Considered one of the Godfathers of Wall Street, Edelman explained that the democratic socialist from Vermont is the straight-forward choice, given his economic platform.

“When you have the top one percent getting money, they spend 5-10 percent of what they earn,” said Edelman. “When you have the lower end of the economy getting money, they spend a 100, or 110 percent of what they earn. As you’ve had a transfer of wealth to the top, and a transfer of income to the top, you have a shrinking consumer base, basically, and you have a shrinking velocity of money.”

Put another way...

“Bernie is the only person out there who I think is talking at all about both fiscal stimulation and banking rules that will get the banks to begin to generate lending again as opposed to speculation,” added Edelman, who made a name for himself in high end investments between the 1960s and ’80s.
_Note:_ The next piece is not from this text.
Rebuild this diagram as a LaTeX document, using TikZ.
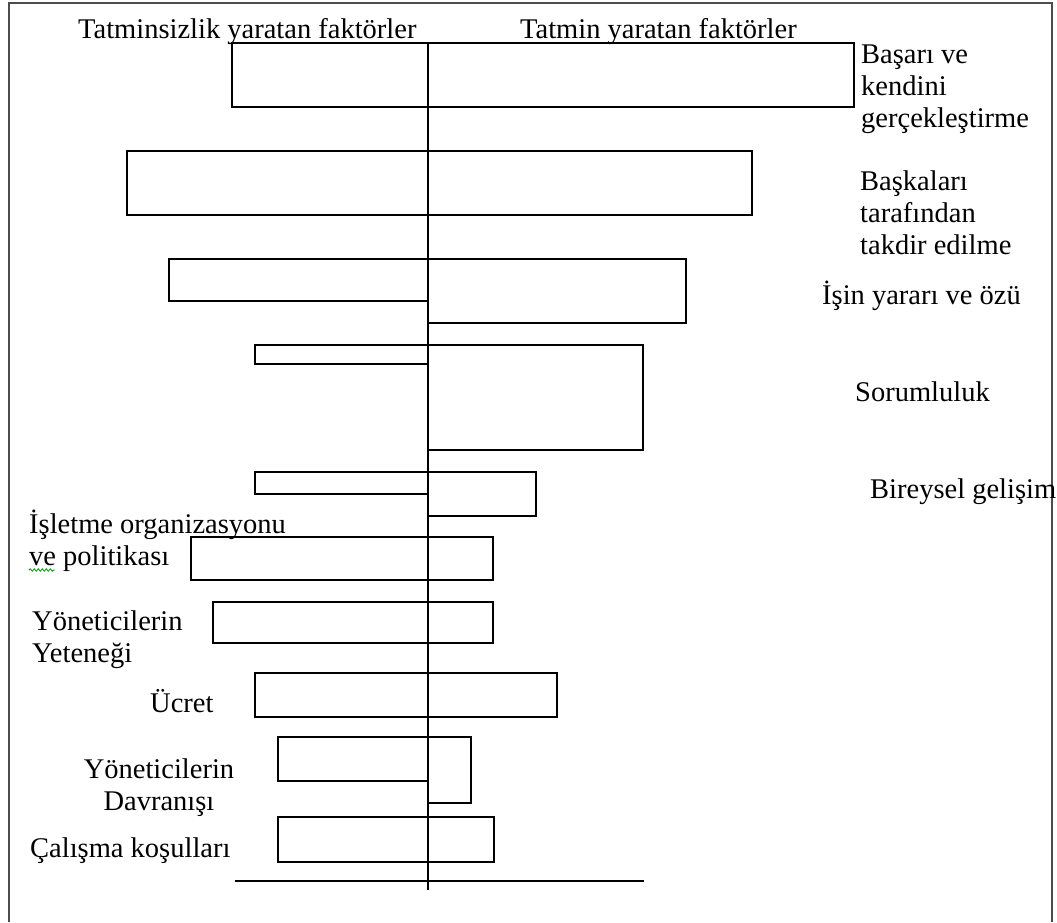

Sanders quoted the fictional Gekko in a January speech in New York, when talking about Wall Street.

“Greed is not good,” he said, paraphrasing Michael Douglas’ iconic line “greed, for lack of a better word, is good”.

Gekko joins the 170 economists and financial experts who believe the Sanders plan for Wall Street reform is realistic, contrary to claims by his opponent Hillary Clinton and the mainstream media that suggest otherwise.

“In our view, Sen. Bernie Sanders’ plan for comprehensive financial reform is critical for avoiding another ‘too-big-to-fail’ financial crisis,” the 170 wrote in a joint letter. “The Senator is correct that the biggest banks must be broken up and that a new 21st Century Glass-Steagall Act, separating investment from commercial banking, must be enacted.”